» **PROMPT**:
Repeat the material verbatim. Images are excluded from the copy.

--- Begin DATASET EXTRACT ---

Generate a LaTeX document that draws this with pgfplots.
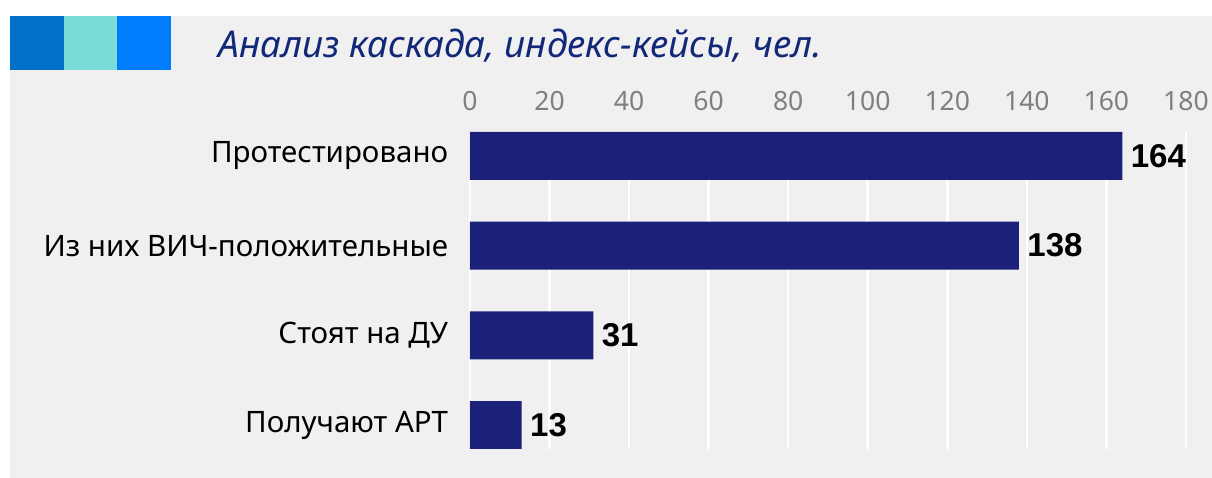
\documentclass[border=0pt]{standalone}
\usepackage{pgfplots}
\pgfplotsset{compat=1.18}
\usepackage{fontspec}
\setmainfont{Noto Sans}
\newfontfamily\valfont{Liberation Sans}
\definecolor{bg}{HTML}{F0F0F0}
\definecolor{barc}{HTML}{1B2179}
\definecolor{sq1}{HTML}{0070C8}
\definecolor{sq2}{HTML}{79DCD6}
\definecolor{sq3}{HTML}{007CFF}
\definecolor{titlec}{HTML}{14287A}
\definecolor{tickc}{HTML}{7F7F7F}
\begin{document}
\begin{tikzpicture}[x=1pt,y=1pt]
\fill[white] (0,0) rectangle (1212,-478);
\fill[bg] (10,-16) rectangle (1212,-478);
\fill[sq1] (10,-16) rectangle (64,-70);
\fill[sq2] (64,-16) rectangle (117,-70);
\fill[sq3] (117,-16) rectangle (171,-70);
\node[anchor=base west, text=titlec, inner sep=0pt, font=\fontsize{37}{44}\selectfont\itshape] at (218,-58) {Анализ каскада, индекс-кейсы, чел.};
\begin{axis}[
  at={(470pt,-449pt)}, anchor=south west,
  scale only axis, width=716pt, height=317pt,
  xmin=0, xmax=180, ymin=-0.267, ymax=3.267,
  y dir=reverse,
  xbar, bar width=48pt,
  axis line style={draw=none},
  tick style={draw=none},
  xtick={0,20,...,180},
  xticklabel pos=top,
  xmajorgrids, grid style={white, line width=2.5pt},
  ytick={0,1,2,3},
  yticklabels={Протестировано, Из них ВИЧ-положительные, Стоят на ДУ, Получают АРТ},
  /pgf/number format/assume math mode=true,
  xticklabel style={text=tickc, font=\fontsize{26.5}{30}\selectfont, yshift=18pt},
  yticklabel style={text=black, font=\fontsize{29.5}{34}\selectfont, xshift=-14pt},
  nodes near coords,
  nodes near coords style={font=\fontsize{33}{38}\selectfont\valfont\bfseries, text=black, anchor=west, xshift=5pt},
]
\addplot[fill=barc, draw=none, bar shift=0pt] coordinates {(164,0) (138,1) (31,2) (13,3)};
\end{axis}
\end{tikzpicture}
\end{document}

--- End DATASET EXTRACT ---

» **COMPLETED TASK**:
Generate a LaTeX document that draws this with pgfplots.
\documentclass[border=0pt]{standalone}
\usepackage{pgfplots}
\pgfplotsset{compat=1.18}
\usepackage{fontspec}
\setmainfont{Noto Sans}
\newfontfamily\valfont{Liberation Sans}
\definecolor{bg}{HTML}{F0F0F0}
\definecolor{barc}{HTML}{1B2179}
\definecolor{sq1}{HTML}{0070C8}
\definecolor{sq2}{HTML}{79DCD6}
\definecolor{sq3}{HTML}{007CFF}
\definecolor{titlec}{HTML}{14287A}
\definecolor{tickc}{HTML}{7F7F7F}
\begin{document}
\begin{tikzpicture}[x=1pt,y=1pt]
\fill[white] (0,0) rectangle (1212,-478);
\fill[bg] (10,-16) rectangle (1212,-478);
\fill[sq1] (10,-16) rectangle (64,-70);
\fill[sq2] (64,-16) rectangle (117,-70);
\fill[sq3] (117,-16) rectangle (171,-70);
\node[anchor=base west, text=titlec, inner sep=0pt, font=\fontsize{37}{44}\selectfont\itshape] at (218,-58) {Анализ каскада, индекс-кейсы, чел.};
\begin{axis}[
  at={(470pt,-449pt)}, anchor=south west,
  scale only axis, width=716pt, height=317pt,
  xmin=0, xmax=180, ymin=-0.267, ymax=3.267,
  y dir=reverse,
  xbar, bar width=48pt,
  axis line style={draw=none},
  tick style={draw=none},
  xtick={0,20,...,180},
  xticklabel pos=top,
  xmajorgrids, grid style={white, line width=2.5pt},
  ytick={0,1,2,3},
  yticklabels={Протестировано, Из них ВИЧ-положительные, Стоят на ДУ, Получают АРТ},
  /pgf/number format/assume math mode=true,
  xticklabel style={text=tickc, font=\fontsize{26.5}{30}\selectfont, yshift=18pt},
  yticklabel style={text=black, font=\fontsize{29.5}{34}\selectfont, xshift=-14pt},
  nodes near coords,
  nodes near coords style={font=\fontsize{33}{38}\selectfont\valfont\bfseries, text=black, anchor=west, xshift=5pt},
]
\addplot[fill=barc, draw=none, bar shift=0pt] coordinates {(164,0) (138,1) (31,2) (13,3)};
\end{axis}
\end{tikzpicture}
\end{document}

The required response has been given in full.